## Start MATERIAL FOR THIS EXERCISE

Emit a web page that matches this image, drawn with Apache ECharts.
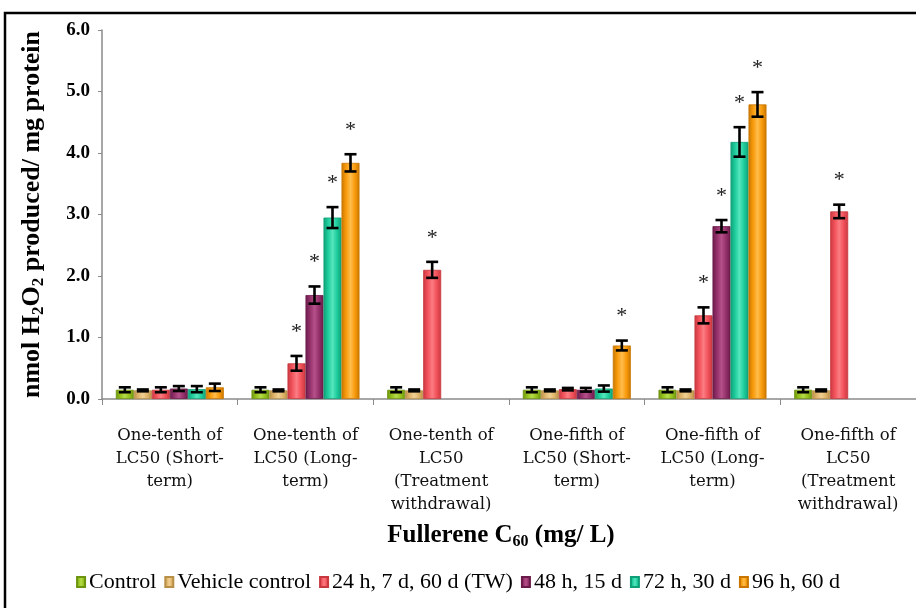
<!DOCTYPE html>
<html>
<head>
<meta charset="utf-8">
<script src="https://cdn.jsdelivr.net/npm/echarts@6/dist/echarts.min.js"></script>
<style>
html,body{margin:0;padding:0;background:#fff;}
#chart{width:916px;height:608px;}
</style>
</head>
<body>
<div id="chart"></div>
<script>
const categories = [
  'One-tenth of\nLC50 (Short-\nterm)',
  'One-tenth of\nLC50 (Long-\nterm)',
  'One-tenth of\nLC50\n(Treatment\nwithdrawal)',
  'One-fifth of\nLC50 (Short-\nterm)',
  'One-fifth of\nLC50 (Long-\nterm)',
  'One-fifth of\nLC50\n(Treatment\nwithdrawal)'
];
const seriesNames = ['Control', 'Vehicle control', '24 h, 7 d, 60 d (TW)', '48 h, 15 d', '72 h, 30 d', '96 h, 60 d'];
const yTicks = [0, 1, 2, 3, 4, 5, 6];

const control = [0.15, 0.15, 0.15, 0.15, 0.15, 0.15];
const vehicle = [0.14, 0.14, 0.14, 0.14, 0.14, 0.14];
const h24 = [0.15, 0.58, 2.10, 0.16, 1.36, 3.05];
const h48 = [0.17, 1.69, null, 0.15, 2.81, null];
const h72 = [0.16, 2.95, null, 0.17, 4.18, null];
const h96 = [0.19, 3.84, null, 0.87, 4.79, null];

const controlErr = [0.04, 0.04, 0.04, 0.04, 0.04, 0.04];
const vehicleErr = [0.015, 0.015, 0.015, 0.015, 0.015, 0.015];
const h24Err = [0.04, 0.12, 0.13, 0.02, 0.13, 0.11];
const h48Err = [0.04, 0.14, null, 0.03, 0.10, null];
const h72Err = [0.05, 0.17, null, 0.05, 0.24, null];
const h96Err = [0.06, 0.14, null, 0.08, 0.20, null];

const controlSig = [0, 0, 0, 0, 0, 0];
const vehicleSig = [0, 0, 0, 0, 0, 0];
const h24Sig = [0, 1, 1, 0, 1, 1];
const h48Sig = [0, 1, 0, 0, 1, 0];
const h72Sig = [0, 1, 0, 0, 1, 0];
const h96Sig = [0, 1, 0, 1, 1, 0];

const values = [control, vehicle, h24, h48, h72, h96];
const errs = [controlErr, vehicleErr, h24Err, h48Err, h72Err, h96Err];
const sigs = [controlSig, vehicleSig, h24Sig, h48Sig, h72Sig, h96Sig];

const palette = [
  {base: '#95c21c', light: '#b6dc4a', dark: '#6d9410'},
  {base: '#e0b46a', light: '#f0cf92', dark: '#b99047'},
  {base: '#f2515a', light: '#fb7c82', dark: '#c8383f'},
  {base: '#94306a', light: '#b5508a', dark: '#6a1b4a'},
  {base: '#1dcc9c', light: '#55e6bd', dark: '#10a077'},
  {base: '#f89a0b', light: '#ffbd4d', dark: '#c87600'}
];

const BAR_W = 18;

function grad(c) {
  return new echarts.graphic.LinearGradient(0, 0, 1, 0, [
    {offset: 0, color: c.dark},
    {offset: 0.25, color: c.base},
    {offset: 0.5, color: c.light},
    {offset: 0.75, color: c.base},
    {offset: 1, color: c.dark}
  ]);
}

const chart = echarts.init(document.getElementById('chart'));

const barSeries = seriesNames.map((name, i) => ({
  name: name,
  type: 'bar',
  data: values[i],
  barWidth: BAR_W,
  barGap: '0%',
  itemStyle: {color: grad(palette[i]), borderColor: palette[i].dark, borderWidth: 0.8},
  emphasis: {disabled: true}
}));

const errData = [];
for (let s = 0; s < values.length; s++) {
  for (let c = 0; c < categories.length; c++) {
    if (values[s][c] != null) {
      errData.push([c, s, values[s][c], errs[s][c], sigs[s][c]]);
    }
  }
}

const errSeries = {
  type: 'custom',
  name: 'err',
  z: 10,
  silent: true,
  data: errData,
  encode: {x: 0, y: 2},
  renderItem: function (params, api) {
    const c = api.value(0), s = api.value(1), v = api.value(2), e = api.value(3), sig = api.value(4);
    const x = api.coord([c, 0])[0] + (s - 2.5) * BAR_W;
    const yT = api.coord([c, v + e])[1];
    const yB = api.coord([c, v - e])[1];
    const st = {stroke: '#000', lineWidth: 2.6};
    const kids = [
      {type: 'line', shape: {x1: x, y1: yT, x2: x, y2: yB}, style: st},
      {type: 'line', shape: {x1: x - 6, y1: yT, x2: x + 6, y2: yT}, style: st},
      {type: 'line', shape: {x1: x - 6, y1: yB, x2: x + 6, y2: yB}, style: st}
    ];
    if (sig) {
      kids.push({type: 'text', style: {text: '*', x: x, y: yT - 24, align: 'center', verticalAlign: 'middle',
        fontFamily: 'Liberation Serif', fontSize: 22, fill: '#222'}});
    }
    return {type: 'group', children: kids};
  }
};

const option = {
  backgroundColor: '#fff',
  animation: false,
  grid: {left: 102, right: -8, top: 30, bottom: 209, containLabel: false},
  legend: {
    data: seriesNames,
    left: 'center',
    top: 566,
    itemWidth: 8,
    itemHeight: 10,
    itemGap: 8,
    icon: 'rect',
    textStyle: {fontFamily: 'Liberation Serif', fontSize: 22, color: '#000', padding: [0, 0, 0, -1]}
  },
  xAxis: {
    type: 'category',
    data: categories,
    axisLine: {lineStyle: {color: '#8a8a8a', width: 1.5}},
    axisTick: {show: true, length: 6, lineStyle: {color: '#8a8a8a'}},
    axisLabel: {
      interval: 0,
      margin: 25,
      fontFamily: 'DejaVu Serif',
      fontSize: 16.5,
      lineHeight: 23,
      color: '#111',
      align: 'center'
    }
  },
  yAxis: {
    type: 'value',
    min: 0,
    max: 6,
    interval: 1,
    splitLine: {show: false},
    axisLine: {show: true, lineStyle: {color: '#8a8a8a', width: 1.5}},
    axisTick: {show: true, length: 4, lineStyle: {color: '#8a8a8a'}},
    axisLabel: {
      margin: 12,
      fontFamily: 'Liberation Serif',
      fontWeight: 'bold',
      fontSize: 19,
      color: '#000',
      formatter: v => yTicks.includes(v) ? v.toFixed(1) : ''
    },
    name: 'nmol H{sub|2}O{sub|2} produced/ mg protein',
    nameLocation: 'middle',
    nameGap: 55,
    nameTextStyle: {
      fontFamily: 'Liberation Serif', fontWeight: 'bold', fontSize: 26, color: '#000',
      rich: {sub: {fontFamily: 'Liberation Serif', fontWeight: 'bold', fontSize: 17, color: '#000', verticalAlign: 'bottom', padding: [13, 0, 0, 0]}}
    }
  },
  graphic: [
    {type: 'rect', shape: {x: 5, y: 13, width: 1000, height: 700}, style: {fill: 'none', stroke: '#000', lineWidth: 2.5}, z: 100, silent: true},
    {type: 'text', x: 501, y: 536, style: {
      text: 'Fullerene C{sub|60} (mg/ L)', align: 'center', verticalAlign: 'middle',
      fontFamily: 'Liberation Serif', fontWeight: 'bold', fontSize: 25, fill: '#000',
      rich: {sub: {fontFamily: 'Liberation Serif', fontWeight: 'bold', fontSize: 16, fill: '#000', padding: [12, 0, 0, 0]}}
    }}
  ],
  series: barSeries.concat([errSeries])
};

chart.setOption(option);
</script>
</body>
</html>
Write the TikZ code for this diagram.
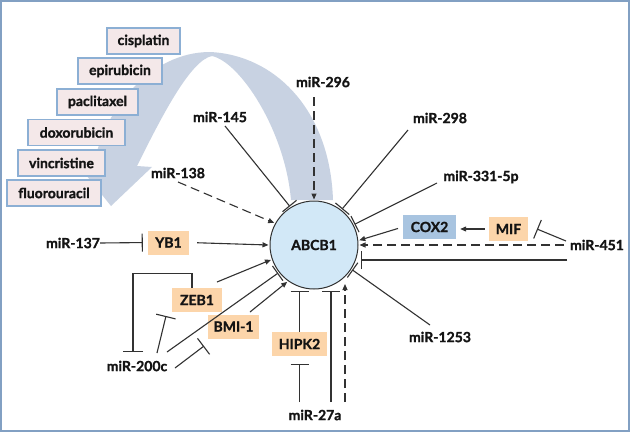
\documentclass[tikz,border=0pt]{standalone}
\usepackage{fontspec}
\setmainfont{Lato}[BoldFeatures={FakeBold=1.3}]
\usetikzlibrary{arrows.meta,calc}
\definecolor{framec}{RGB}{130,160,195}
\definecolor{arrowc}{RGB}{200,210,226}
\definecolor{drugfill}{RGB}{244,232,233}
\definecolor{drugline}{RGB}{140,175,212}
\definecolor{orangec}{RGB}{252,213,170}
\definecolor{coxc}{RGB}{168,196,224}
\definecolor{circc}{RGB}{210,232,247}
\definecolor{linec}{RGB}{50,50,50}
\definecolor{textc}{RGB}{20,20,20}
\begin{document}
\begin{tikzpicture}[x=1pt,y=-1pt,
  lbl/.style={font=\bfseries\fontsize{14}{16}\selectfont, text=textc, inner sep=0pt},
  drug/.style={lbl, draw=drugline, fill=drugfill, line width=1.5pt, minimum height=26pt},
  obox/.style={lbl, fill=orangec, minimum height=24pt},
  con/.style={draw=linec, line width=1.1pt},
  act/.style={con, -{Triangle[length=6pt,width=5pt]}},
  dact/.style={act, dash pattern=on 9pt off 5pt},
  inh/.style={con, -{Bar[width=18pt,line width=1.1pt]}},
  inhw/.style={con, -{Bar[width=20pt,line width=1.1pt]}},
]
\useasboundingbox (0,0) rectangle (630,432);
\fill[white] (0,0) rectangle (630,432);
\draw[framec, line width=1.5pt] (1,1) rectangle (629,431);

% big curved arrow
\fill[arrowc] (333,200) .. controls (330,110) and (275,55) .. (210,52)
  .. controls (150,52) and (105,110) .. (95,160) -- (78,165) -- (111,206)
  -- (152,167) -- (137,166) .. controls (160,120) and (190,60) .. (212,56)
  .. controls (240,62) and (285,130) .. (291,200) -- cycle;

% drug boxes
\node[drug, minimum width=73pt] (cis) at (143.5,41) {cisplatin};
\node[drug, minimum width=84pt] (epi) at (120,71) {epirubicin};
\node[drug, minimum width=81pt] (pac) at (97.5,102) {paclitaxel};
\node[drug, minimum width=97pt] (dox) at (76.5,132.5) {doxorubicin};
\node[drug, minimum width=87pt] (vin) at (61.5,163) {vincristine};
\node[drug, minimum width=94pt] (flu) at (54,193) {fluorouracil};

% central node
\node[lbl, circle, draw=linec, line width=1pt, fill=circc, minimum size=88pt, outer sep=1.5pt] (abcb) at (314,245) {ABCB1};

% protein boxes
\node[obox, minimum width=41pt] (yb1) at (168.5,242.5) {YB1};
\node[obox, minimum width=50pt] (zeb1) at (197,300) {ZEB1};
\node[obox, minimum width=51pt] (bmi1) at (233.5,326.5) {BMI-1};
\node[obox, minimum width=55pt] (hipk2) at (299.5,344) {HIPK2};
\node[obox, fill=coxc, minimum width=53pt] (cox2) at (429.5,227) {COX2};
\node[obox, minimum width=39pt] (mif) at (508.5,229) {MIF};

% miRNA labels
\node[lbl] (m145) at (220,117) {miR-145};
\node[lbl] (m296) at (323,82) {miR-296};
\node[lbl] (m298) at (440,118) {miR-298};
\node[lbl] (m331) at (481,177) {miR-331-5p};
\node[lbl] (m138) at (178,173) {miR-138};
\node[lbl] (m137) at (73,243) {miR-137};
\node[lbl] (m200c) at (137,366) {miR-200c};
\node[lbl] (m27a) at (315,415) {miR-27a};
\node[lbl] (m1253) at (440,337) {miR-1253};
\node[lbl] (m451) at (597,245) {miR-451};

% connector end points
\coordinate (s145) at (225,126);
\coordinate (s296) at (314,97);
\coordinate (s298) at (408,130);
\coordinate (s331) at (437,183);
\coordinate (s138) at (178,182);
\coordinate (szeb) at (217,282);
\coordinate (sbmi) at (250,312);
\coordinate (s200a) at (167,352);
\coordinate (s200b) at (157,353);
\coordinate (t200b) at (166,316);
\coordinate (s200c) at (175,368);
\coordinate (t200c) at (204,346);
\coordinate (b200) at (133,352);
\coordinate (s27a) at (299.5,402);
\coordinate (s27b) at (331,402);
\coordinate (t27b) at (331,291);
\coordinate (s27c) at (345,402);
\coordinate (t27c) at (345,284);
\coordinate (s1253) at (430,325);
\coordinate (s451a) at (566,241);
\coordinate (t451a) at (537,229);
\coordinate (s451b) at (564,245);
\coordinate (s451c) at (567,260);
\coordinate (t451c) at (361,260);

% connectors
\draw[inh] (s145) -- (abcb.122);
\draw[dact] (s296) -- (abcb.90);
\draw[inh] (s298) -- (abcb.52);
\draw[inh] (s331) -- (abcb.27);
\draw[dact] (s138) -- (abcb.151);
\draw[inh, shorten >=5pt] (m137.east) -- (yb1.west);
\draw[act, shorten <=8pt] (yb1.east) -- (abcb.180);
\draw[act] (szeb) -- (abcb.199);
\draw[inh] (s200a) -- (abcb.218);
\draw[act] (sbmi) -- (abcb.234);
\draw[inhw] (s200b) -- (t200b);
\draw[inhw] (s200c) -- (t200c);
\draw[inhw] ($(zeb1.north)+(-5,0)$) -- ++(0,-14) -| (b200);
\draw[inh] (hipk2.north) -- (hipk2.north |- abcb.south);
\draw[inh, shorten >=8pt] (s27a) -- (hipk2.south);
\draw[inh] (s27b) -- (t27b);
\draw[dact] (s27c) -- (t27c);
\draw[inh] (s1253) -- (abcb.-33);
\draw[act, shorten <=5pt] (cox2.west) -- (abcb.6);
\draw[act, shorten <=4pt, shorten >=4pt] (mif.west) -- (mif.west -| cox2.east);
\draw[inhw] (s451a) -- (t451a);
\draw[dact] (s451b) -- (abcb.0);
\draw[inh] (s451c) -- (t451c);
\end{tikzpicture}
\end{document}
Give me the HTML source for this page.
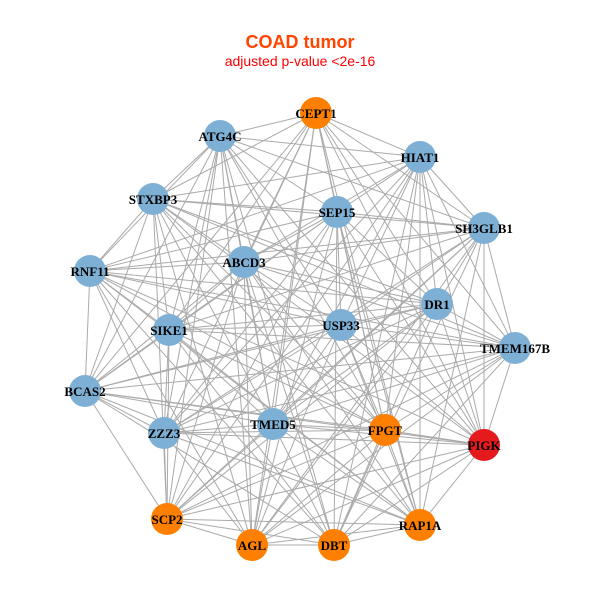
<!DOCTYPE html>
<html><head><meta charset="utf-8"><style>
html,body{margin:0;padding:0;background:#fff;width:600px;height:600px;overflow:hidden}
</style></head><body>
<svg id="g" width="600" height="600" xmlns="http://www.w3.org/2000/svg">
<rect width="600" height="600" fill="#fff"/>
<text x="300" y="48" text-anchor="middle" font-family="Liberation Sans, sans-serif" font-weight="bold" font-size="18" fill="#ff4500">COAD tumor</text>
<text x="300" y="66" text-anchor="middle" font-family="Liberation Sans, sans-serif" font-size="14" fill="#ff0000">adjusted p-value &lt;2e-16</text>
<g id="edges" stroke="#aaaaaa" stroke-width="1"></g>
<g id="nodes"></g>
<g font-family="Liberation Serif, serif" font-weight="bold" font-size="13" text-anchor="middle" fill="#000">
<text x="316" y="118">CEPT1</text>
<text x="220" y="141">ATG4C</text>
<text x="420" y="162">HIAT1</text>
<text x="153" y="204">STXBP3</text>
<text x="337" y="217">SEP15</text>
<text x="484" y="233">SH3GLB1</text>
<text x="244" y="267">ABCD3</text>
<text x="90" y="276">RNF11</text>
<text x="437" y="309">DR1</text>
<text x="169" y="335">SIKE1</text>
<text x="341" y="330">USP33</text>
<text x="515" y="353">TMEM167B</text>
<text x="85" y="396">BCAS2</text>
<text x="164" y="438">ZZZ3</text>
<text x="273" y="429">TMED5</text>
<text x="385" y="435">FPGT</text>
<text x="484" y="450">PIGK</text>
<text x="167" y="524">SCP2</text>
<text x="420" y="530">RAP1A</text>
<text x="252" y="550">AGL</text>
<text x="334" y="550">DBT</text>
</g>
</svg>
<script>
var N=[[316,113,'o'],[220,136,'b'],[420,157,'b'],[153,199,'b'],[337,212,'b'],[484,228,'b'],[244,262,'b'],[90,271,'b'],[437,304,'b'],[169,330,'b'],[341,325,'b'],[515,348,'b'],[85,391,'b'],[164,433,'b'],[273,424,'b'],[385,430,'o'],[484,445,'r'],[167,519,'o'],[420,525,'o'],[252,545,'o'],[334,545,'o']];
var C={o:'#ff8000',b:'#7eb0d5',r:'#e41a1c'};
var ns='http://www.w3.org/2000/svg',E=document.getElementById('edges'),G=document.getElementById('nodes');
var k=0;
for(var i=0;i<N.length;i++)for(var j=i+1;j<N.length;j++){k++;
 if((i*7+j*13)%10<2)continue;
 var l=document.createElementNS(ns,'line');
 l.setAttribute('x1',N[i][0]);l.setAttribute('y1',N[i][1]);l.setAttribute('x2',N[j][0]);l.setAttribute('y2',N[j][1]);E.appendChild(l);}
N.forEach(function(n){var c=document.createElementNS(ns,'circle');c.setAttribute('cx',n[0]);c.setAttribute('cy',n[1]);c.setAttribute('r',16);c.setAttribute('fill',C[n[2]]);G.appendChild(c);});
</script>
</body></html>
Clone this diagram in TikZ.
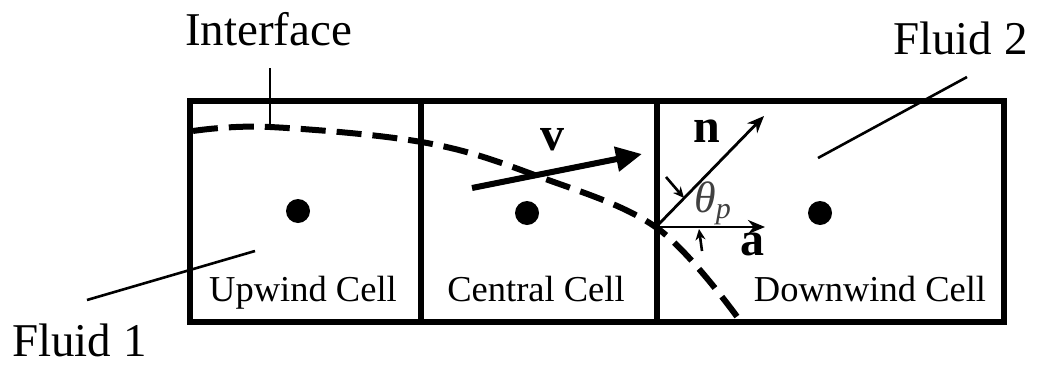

## End MATERIAL FOR THIS EXERCISE

Leave out the pictures and repeat exactly the lines from the start of the material through the line that contains "const h96 = [0.19, 3.84, null, 0.87, 4.79, null];", both included.

Emit a web page that matches this image, drawn with Apache ECharts.
<!DOCTYPE html>
<html>
<head>
<meta charset="utf-8">
<script src="https://cdn.jsdelivr.net/npm/echarts@6/dist/echarts.min.js"></script>
<style>
html,body{margin:0;padding:0;background:#fff;}
#chart{width:916px;height:608px;}
</style>
</head>
<body>
<div id="chart"></div>
<script>
const categories = [
  'One-tenth of\nLC50 (Short-\nterm)',
  'One-tenth of\nLC50 (Long-\nterm)',
  'One-tenth of\nLC50\n(Treatment\nwithdrawal)',
  'One-fifth of\nLC50 (Short-\nterm)',
  'One-fifth of\nLC50 (Long-\nterm)',
  'One-fifth of\nLC50\n(Treatment\nwithdrawal)'
];
const seriesNames = ['Control', 'Vehicle control', '24 h, 7 d, 60 d (TW)', '48 h, 15 d', '72 h, 30 d', '96 h, 60 d'];
const yTicks = [0, 1, 2, 3, 4, 5, 6];

const control = [0.15, 0.15, 0.15, 0.15, 0.15, 0.15];
const vehicle = [0.14, 0.14, 0.14, 0.14, 0.14, 0.14];
const h24 = [0.15, 0.58, 2.10, 0.16, 1.36, 3.05];
const h48 = [0.17, 1.69, null, 0.15, 2.81, null];
const h72 = [0.16, 2.95, null, 0.17, 4.18, null];
const h96 = [0.19, 3.84, null, 0.87, 4.79, null];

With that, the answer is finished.